Rajaram and the ‘Earliest Writing’ Fiasco
The pottery “tablet” from Harappa that N. S. Rajaram claims to have “deciphered” (see our cover story in the 13 October 2000 story in Frontline Magazine) was the lead illustration in a BBC Online article by Dr. David Whitehouse entitled Earliest Writing found.The article was original published on 4 May 1999.
The illustration shown in that story was obtained by the BBC from the Harappa.com website maintained by Omar Khan, and was not checked before publication by Dr. Richard Meadow or by anyone else on the American-Pakistani excavation team that made the discovery. It is critical to note that the image shown on the BBC webpage – supposedly “deciphered” by Rajaram – is not the example of the “earliest writing” discovered by Meadow and his team. The genuine example of the earliest writing, a potsherd with a triple trident motif dating to sometime between 2800 and 3500 BC, can be seen at Harappa.com at: earliest Harappan writing.
After being informed of the BBC error, instead of simply admitting his own mistake, Rajaram launched into a remarkable diatribe on the Hindutva propaganda website (ironically known as the “Sword of Truth”), that violently assaulted Dr. Meadow for clarifying the BBC error! That clarification was made in a message sent out to Indologists via the Indology email list (used for communicating information quickly on Indian topics by Western and Indian scholars).

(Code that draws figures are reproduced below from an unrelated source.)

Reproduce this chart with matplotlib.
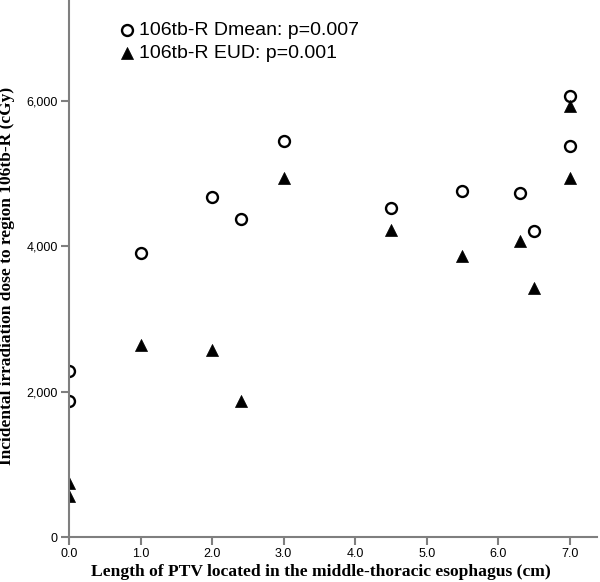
import matplotlib
matplotlib.use("Agg")
import matplotlib.pyplot as plt

# Dmean (open circles)
x_dmean = [0.0, 0.0, 1.0, 2.0, 2.4, 3.0, 4.5, 5.5, 6.3, 6.5, 7.0, 7.0]
y_dmean = [2285, 1875, 3905, 4675, 4375, 5445, 4525, 4765, 4730, 4210, 6075, 5380]
# EUD (filled triangles)
x_eud = [0.0, 0.0, 1.0, 2.0, 2.4, 3.0, 4.5, 5.5, 6.3, 6.5, 7.0, 7.0]
y_eud = [750, 570, 2650, 2580, 1880, 4935, 4225, 3865, 4080, 3430, 5930, 4945]

x_ticks = [0, 1, 2, 3, 4, 5, 6, 7]
y_ticks = [0, 2000, 4000, 6000]

fig = plt.figure(figsize=(6, 5.82), dpi=100)
ax = fig.add_axes([0.115, 0.077, 0.88, 0.923])
gray = "#7f7f7f"

ax.scatter(x_dmean, y_dmean, s=62, marker="o", facecolor="white", edgecolor="black",
           linewidth=1.7, label="106tb-R Dmean: p=0.007", zorder=3)
ax.scatter(x_eud, y_eud, s=75, marker="^", facecolor="black", edgecolor="black",
           linewidth=0.5, label="106tb-R EUD: p=0.001", zorder=3)

ax.set_xlim(0, 7.38)
ax.set_ylim(0, 7390)
ax.set_xticks(x_ticks)
ax.set_xticklabels([f"{v:.1f}" for v in x_ticks])
ax.set_yticks(y_ticks)
ax.set_yticklabels([f"{v:,}" for v in y_ticks])
for s in ["top", "right"]:
    ax.spines[s].set_visible(False)
for s in ["left", "bottom"]:
    ax.spines[s].set_color(gray)
    ax.spines[s].set_linewidth(1.5)
    ax.spines[s].set_zorder(4)
ax.tick_params(colors=gray, width=1.5, length=6, labelcolor="black", labelsize=9, pad=2)
for lab in ax.get_xticklabels() + ax.get_yticklabels():
    lab.set_fontfamily("Liberation Sans")

ax.set_xlabel("Length of PTV located in the middle-thoracic esophagus (cm)",
              fontfamily="Liberation Serif", fontweight="bold", fontsize=12.6, va="center")
ax.xaxis.set_label_coords(0.477, -0.0646)
ax.set_ylabel("Incidental irradiation dose to region 106tb-R (cGy)",
              fontfamily="Liberation Serif", fontweight="bold", fontsize=12.5, va="center")
ax.yaxis.set_label_coords(-0.118, 0.486)

ax.legend(loc="upper left", bbox_to_anchor=(0.064, 0.986), frameon=False,
          prop={"family": "Liberation Sans", "size": 14}, handletextpad=0.05,
          labelspacing=0.3, handlelength=1.1, borderaxespad=0.3, scatterpoints=1)

fig.savefig("out.png", dpi=100)
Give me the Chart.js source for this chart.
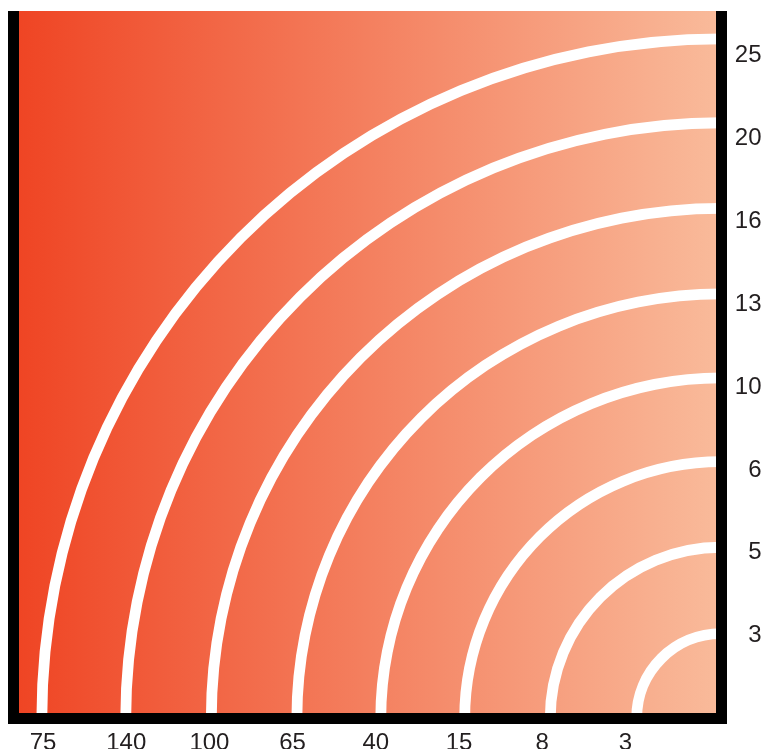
<!DOCTYPE html>
<html>
<head>
<meta charset="utf-8">
<script src="https://cdn.jsdelivr.net/npm/chart.js@4.4.1/dist/chart.umd.min.js"></script>
<style>
  html, body { margin: 0; padding: 0; background: #fff; overflow: hidden; }
  #wrap { position: absolute; left: 0; top: 11px; width: 764px; height: 738px; overflow: hidden; }
  #chart { position: absolute; left: 0; top: -6px; }
</style>
</head>
<body>
<div id="wrap"><canvas id="chart" width="764" height="744"></canvas></div>
<script>
  // tick labels
  const bottomLabels = ['75', '140', '100', '65', '40', '15', '8', '3'];
  const rightLabels = ['25', '20', '16', '13', '10', '6', '5', '3'];
  // where each white arc meets the bottom axis (bottom axis units)
  const arcX = [-0.02, 0.99, 2.02, 3.05, 4.06, 5.07, 6.10, 7.14];

  const X_MIN = -0.355, X_MAX = 8.155;
  const Y_MIN = -0.53, Y_MAX = 7.99;
  const LINE_W = 0.13;
  const FONT = { family: '"Liberation Sans", Arial, sans-serif', size: 24 };

  // rings of the quarter doughnut, outermost first: clear gap, then white arc
  const R_TOTAL = X_MAX - X_MIN;
  const half = LINE_W / 2;
  const rings = [];
  let edge = R_TOTAL;
  arcX.forEach(x => {
    const r = X_MAX - x;
    rings.push({ data: [1], weight: edge - (r + half), backgroundColor: 'rgba(0,0,0,0)' });
    rings.push({ data: [1], weight: 2 * half, backgroundColor: '#ffffff' });
    edge = r - half;
  });
  const cutoutPct = 100 * edge / R_TOTAL;

  const bgGradient = {
    id: 'bgGradient',
    beforeDatasetsDraw(chart) {
      const { ctx, chartArea: a } = chart;
      const g = ctx.createLinearGradient(a.left, 0, a.right, 0);
      g.addColorStop(0, '#EF4423');
      g.addColorStop(1, '#F9BB9B');
      ctx.save();
      ctx.fillStyle = g;
      ctx.fillRect(a.left, a.top, a.right - a.left, a.bottom - a.top);
      ctx.restore();
    }
  };

  const axisLine = { color: '#000', width: 11, z: 1 };
  const noGrid = { display: false, drawTicks: false, lineWidth: 11 };
  const noPad = s => { s.paddingTop = 0; s.paddingBottom = 0; s.paddingLeft = 0; s.paddingRight = 0; };

  new Chart(document.getElementById('chart'), {
    type: 'doughnut',
    data: { labels: [''], datasets: rings },
    options: {
      responsive: false,
      animation: false,
      events: [],
      rotation: 270,
      circumference: 90,
      cutout: cutoutPct + '%',
      elements: { arc: { borderWidth: 0, hoverOffset: 0, offset: 0 } },
      layout: { padding: { left: 13.5, top: 6, right: 2.5, bottom: 0 } },
      plugins: { legend: { display: false }, tooltip: { enabled: false } },
      scales: {
        x: {
          type: 'linear', position: 'bottom', bounds: 'data',
          min: X_MIN, max: X_MAX,
          afterBuildTicks: s => { s.ticks = bottomLabels.map((_, i) => ({ value: i })); },
          afterFit: s => { s.height = 31; noPad(s); },
          grid: noGrid,
          border: axisLine,
          ticks: {
            padding: 11, autoSkip: false, maxRotation: 0, color: '#231F20', font: FONT,
            callback: (v, i) => bottomLabels[i]
          }
        },
        y: {
          type: 'linear', position: 'right', bounds: 'data', reverse: true,
          min: Y_MIN, max: Y_MAX,
          afterBuildTicks: s => { s.ticks = rightLabels.map((_, i) => ({ value: i })); },
          afterFit: s => { s.width = 40; noPad(s); },
          grid: noGrid,
          border: axisLine,
          ticks: {
            padding: 0, crossAlign: 'far', autoSkip: false, color: '#231F20', font: FONT,
            callback: (v, i) => rightLabels[i]
          }
        },
        yl: {
          type: 'linear', position: 'left', min: 0, max: 1,
          afterFit: s => { s.width = 0; noPad(s); },
          grid: noGrid,
          border: axisLine,
          ticks: { display: false }
        }
      }
    },
    plugins: [bgGradient]
  });
</script>
</body>
</html>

The “earliest writing” fiasco is typical of Rajaram’s “scientific” methodology. Obviously, no serious researcher would ever base his conclusions on unverified claims made in an online journalist’s report. Rajaram’s willingness to pass on as “authoritative” statements from the popular press about major archaeological finds, ignoring what the archaeologists themselves have to say, speaks volumes about his lack of credibility in the field.